The Hubble Space Telescope is well known for its beautiful imagery of stars and galaxies throughout the Universe. However, Hubble recently turned its eyes to a target much closer to home... the moon!
The Lunar Eclipse
For the first time (for any space telescope), Hubble pointed at the moon during a total lunar eclipse. A total lunar eclipse takes place when the Earth comes between the Sun and the Moon, causing the Earth to cover the Moon with its shadow.
During such events, the moon has a reddish color. Hubble pointed towards the moon during a lunar eclipse in January of 2019 for a special study.
A Giant Mirror
Hubble didn’t point its sights on the moon to learn more about our closest neighbour. In fact, it did so to learn more about what we can learn about other planets! When astronomers are looking for exoplanets, they look for dips in sunlight from other stars.

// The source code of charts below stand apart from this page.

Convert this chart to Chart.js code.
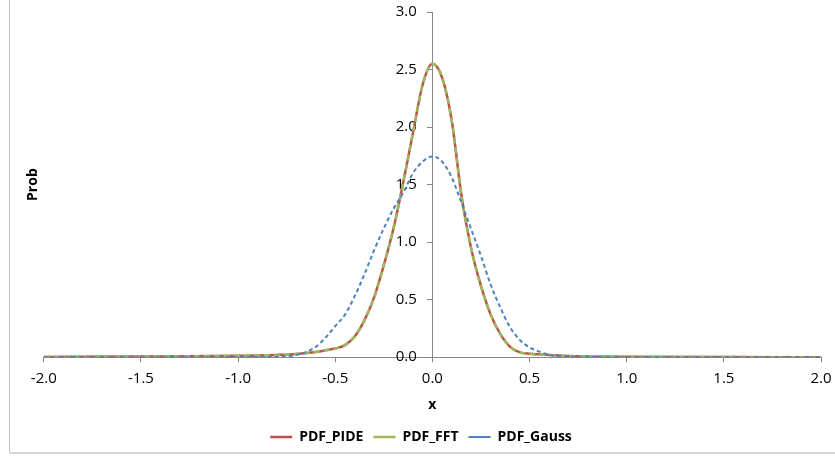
<!DOCTYPE html>
<html>
<head>
<meta charset="utf-8">
<script src="https://cdn.jsdelivr.net/npm/chart.js@4/dist/chart.umd.min.js"></script>
<style>
  html, body { margin: 0; padding: 0; background: #ffffff; }
  #wrap { width: 835px; height: 456px; position: relative; }
  canvas { display: block; }
</style>
</head>
<body>
<div id="wrap"><canvas id="c" width="835" height="456"></canvas></div>
<script>
// ---- data ----
const xValues = [-2.0, -1.5, -1.0, -0.8, -0.7, -0.6, -0.55, -0.5, -0.45, -0.4, -0.35, -0.3, -0.25, -0.2, -0.15, -0.1, -0.05, 0.0,
                 0.05, 0.1, 0.15, 0.2, 0.25, 0.3, 0.35, 0.4, 0.45, 0.5, 0.55, 0.6, 0.7, 0.8, 1.0, 1.5, 2.0];
const pdfPIDE  = [0.002, 0.005, 0.012, 0.020, 0.028, 0.045, 0.060, 0.075, 0.105, 0.18, 0.32, 0.52, 0.80, 1.12, 1.52, 1.95, 2.37, 2.55,
                  2.43, 2.05, 1.40, 0.94, 0.62, 0.37, 0.20, 0.09, 0.042, 0.030, 0.025, 0.020, 0.010, 0.006, 0.003, 0.001, 0.000];
const pdfFFT   = [0.002, 0.005, 0.012, 0.020, 0.028, 0.045, 0.060, 0.075, 0.105, 0.18, 0.32, 0.52, 0.80, 1.12, 1.52, 1.95, 2.37, 2.55,
                  2.43, 2.05, 1.40, 0.94, 0.62, 0.37, 0.20, 0.09, 0.042, 0.030, 0.025, 0.020, 0.010, 0.006, 0.003, 0.001, 0.000];
const pdfGauss = [0.000, 0.000, 0.001, 0.005, 0.020, 0.090, 0.170, 0.270, 0.370, 0.53, 0.72, 0.93, 1.12, 1.29, 1.43, 1.60, 1.70, 1.745,
                  1.70, 1.56, 1.34, 1.11, 0.88, 0.63, 0.43, 0.26, 0.15, 0.085, 0.048, 0.022, 0.006, 0.002, 0.000, 0.000, 0.000];
const seriesNames = ['PDF_PIDE', 'PDF_FFT', 'PDF_Gauss'];
const xTickValues = [-2.0, -1.5, -1.0, -0.5, 0.0, 0.5, 1.0, 1.5, 2.0];
const yTickValues = [0.0, 0.5, 1.0, 1.5, 2.0, 2.5, 3.0];
const xTitle = 'x';
const yTitle = 'Prob';

const toPoints = (ys) => xValues.map((x, i) => ({ x: x, y: ys[i] }));

const borderPlugin = {
  id: 'chartBorder',
  beforeDraw(chart) {
    const ctx = chart.ctx;
    ctx.save();
    ctx.strokeStyle = '#c4c4c4';
    ctx.lineWidth = 1;
    ctx.beginPath();
    ctx.moveTo(9.5, 0);
    ctx.lineTo(9.5, 453);
    ctx.stroke();
    ctx.strokeStyle = '#d6d6d6';
    ctx.lineWidth = 2;
    ctx.beginPath();
    ctx.moveTo(9, 453);
    ctx.lineTo(835, 453);
    ctx.stroke();
    ctx.restore();
  }
};

const zeroPad = (scale) => {
  scale.paddingTop = 0; scale.paddingBottom = 0;
  scale.paddingLeft = 0; scale.paddingRight = 0;
};

const tickFont = { family: '"Open Sans", sans-serif', size: 15 };
const boldFont = { family: '"Open Sans", sans-serif', size: 14, weight: 'bold' };

new Chart(document.getElementById('c'), {
  type: 'line',
  data: {
    datasets: [
      {
        label: seriesNames[0],
        data: toPoints(pdfPIDE),
        borderColor: '#C0504D',
        backgroundColor: '#C0504D',
        borderWidth: 2.5,
        pointRadius: 0,
        pointStyle: 'line',
        cubicInterpolationMode: 'monotone',
        fill: false,
        order: 3
      },
      {
        label: seriesNames[1],
        data: toPoints(pdfFFT),
        borderColor: '#9BBB59',
        backgroundColor: '#9BBB59',
        borderWidth: 2.5,
        borderDash: [6, 4],
        pointRadius: 0,
        pointStyle: 'line',
        cubicInterpolationMode: 'monotone',
        fill: false,
        order: 2
      },
      {
        label: seriesNames[2],
        data: toPoints(pdfGauss),
        borderColor: '#4F81BD',
        backgroundColor: '#4F81BD',
        borderWidth: 2,
        borderDash: [4, 3],
        pointRadius: 0,
        pointStyle: 'line',
        cubicInterpolationMode: 'monotone',
        fill: false,
        order: 1
      }
    ]
  },
  options: {
    responsive: false,
    animation: false,
    events: [],
    layout: { padding: { left: 21, right: 14, top: 12, bottom: 2 } },
    plugins: {
      legend: {
        position: 'bottom',
        labels: {
          usePointStyle: true,
          pointStyleWidth: 22,
          padding: 10,
          color: '#000000',
          font: boldFont,
          sort: (a, b) => a.datasetIndex - b.datasetIndex
        }
      },
      tooltip: { enabled: false }
    },
    scales: {
      x: {
        type: 'linear',
        position: 'bottom',
        min: -2,
        max: 2,
        afterBuildTicks: (axis) => { axis.ticks = xTickValues.map(v => ({ value: v })); },
        afterFit: zeroPad,
        ticks: {
          color: '#000000',
          font: tickFont,
          padding: 8,
          maxRotation: 0,
          callback: (v) => Number(v).toFixed(1)
        },
        grid: { drawOnChartArea: false, drawTicks: true, tickLength: 5, color: '#868686' },
        border: { color: '#868686', width: 1 },
        title: { display: true, text: xTitle, color: '#000000', font: boldFont, padding: { top: 0, bottom: 7 } }
      },
      y: {
        type: 'linear',
        position: { x: 0 },
        min: 0,
        max: 3,
        afterBuildTicks: (axis) => { axis.ticks = yTickValues.map(v => ({ value: v })); },
        afterFit: zeroPad,
        ticks: {
          color: '#000000',
          font: tickFont,
          padding: 9,
          callback: (v) => Number(v).toFixed(1) + '    '
        },
        grid: { drawOnChartArea: false, drawTicks: true, tickLength: 5, color: '#868686' },
        border: { color: '#868686', width: 1 }
      },
      yTitleAxis: {
        type: 'linear',
        position: 'left',
        display: true,
        afterFit: zeroPad,
        ticks: { display: false },
        grid: { display: false, drawTicks: false },
        border: { display: false },
        title: { display: true, text: yTitle, color: '#000000', font: boldFont, padding: { top: 4, bottom: 2 } }
      }
    }
  },
  plugins: [borderPlugin]
});
</script>
</body>
</html>
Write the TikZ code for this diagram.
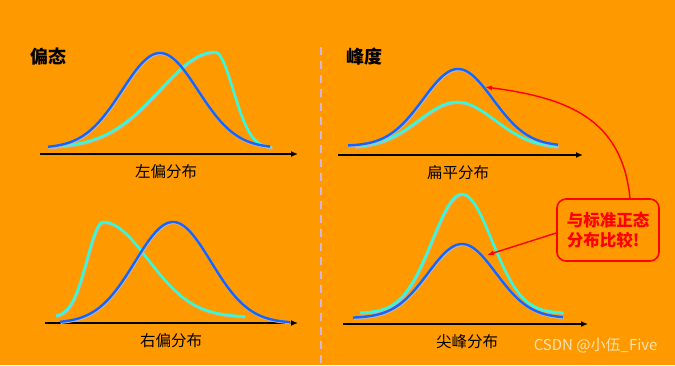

This indicates a planet has passed in front of it!
It is this process that this Hubble study was trying to copy during a lunar eclipse! Hubble’s study measured the ultraviolet light that came from Earth and was reflected off of the moon’s surface.
In this way, the moon acted like a giant mirror. Hubble could then study the chemicals in this light to learn more about Earth’s atmosphere.
Signs of Life
Hubble’s study was able to measure the chemical ozone in the Earth’s atmosphere. This is a strong indication of life as we know it here on Earth and this chemical could help astronomers find signs of life on other planets too.
This study served as a test run or practice to see how astronomers could study the atmosphere of other planets as they pass in front of their stars. To do this, scientists will need much bigger and stronger telescopes, like the James Webb Space Telescope that will launch in 2021.
Image credit: ESA/Hubble, M. Kornmesser
The next total lunar eclipse will take place on 26 May 2021. It will best be seen by those who live in Australia, parts of the western United States, western South America, or in South-East Asia.